TO DO
Return all of the data exactly as given.

MATERIAL
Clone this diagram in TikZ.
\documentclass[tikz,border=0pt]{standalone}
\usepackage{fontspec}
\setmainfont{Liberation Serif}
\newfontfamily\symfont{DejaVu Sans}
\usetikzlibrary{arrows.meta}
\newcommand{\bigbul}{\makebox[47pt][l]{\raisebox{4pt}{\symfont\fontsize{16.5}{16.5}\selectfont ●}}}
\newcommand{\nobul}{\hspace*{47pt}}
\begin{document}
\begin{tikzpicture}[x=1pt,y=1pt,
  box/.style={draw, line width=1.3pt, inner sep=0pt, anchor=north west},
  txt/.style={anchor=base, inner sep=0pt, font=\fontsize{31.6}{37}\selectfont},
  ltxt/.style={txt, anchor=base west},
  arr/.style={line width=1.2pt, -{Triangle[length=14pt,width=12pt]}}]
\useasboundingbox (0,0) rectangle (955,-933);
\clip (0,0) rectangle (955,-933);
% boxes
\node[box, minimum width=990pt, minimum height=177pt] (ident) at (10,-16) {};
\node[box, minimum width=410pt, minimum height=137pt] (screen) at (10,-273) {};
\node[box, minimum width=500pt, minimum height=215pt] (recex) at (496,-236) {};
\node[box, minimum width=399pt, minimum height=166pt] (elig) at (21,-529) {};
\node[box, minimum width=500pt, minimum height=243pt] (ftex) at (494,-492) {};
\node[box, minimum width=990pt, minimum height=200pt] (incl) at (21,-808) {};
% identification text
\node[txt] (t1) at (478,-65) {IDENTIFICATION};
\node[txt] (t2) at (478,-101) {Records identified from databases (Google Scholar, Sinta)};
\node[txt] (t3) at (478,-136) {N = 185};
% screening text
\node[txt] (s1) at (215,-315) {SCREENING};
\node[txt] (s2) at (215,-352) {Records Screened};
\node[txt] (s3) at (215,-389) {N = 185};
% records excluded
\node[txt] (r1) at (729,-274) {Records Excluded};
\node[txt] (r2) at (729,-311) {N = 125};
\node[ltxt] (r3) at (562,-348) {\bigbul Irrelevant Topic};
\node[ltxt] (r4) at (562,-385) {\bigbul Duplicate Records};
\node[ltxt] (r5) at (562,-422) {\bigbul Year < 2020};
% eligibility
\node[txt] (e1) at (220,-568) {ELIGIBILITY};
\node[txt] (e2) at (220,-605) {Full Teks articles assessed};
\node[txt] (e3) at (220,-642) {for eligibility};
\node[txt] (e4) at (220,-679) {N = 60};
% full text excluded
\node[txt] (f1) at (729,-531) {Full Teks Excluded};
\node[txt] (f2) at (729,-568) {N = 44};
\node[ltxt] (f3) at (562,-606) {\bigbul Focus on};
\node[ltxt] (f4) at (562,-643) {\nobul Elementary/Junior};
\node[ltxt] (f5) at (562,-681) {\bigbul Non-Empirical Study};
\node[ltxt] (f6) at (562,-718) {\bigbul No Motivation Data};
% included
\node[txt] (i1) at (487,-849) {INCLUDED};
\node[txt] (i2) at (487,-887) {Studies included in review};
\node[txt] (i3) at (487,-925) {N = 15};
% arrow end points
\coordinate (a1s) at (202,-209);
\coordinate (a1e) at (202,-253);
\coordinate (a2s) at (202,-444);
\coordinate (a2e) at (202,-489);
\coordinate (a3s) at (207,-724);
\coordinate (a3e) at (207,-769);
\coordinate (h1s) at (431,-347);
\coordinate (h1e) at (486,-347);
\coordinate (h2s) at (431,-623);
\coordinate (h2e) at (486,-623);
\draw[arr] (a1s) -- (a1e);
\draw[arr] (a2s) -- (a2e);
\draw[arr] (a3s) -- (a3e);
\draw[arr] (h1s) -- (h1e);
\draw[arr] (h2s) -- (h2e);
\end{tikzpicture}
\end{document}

EXERCISE ANSWER
Clone this diagram in TikZ.
\documentclass[tikz,border=0pt]{standalone}
\usepackage{fontspec}
\setmainfont{Liberation Serif}
\newfontfamily\symfont{DejaVu Sans}
\usetikzlibrary{arrows.meta}
\newcommand{\bigbul}{\makebox[47pt][l]{\raisebox{4pt}{\symfont\fontsize{16.5}{16.5}\selectfont ●}}}
\newcommand{\nobul}{\hspace*{47pt}}
\begin{document}
\begin{tikzpicture}[x=1pt,y=1pt,
  box/.style={draw, line width=1.3pt, inner sep=0pt, anchor=north west},
  txt/.style={anchor=base, inner sep=0pt, font=\fontsize{31.6}{37}\selectfont},
  ltxt/.style={txt, anchor=base west},
  arr/.style={line width=1.2pt, -{Triangle[length=14pt,width=12pt]}}]
\useasboundingbox (0,0) rectangle (955,-933);
\clip (0,0) rectangle (955,-933);
% boxes
\node[box, minimum width=990pt, minimum height=177pt] (ident) at (10,-16) {};
\node[box, minimum width=410pt, minimum height=137pt] (screen) at (10,-273) {};
\node[box, minimum width=500pt, minimum height=215pt] (recex) at (496,-236) {};
\node[box, minimum width=399pt, minimum height=166pt] (elig) at (21,-529) {};
\node[box, minimum width=500pt, minimum height=243pt] (ftex) at (494,-492) {};
\node[box, minimum width=990pt, minimum height=200pt] (incl) at (21,-808) {};
% identification text
\node[txt] (t1) at (478,-65) {IDENTIFICATION};
\node[txt] (t2) at (478,-101) {Records identified from databases (Google Scholar, Sinta)};
\node[txt] (t3) at (478,-136) {N = 185};
% screening text
\node[txt] (s1) at (215,-315) {SCREENING};
\node[txt] (s2) at (215,-352) {Records Screened};
\node[txt] (s3) at (215,-389) {N = 185};
% records excluded
\node[txt] (r1) at (729,-274) {Records Excluded};
\node[txt] (r2) at (729,-311) {N = 125};
\node[ltxt] (r3) at (562,-348) {\bigbul Irrelevant Topic};
\node[ltxt] (r4) at (562,-385) {\bigbul Duplicate Records};
\node[ltxt] (r5) at (562,-422) {\bigbul Year < 2020};
% eligibility
\node[txt] (e1) at (220,-568) {ELIGIBILITY};
\node[txt] (e2) at (220,-605) {Full Teks articles assessed};
\node[txt] (e3) at (220,-642) {for eligibility};
\node[txt] (e4) at (220,-679) {N = 60};
% full text excluded
\node[txt] (f1) at (729,-531) {Full Teks Excluded};
\node[txt] (f2) at (729,-568) {N = 44};
\node[ltxt] (f3) at (562,-606) {\bigbul Focus on};
\node[ltxt] (f4) at (562,-643) {\nobul Elementary/Junior};
\node[ltxt] (f5) at (562,-681) {\bigbul Non-Empirical Study};
\node[ltxt] (f6) at (562,-718) {\bigbul No Motivation Data};
% included
\node[txt] (i1) at (487,-849) {INCLUDED};
\node[txt] (i2) at (487,-887) {Studies included in review};
\node[txt] (i3) at (487,-925) {N = 15};
% arrow end points
\coordinate (a1s) at (202,-209);
\coordinate (a1e) at (202,-253);
\coordinate (a2s) at (202,-444);
\coordinate (a2e) at (202,-489);
\coordinate (a3s) at (207,-724);
\coordinate (a3e) at (207,-769);
\coordinate (h1s) at (431,-347);
\coordinate (h1e) at (486,-347);
\coordinate (h2s) at (431,-623);
\coordinate (h2e) at (486,-623);
\draw[arr] (a1s) -- (a1e);
\draw[arr] (a2s) -- (a2e);
\draw[arr] (a3s) -- (a3e);
\draw[arr] (h1s) -- (h1e);
\draw[arr] (h2s) -- (h2e);
\end{tikzpicture}
\end{document}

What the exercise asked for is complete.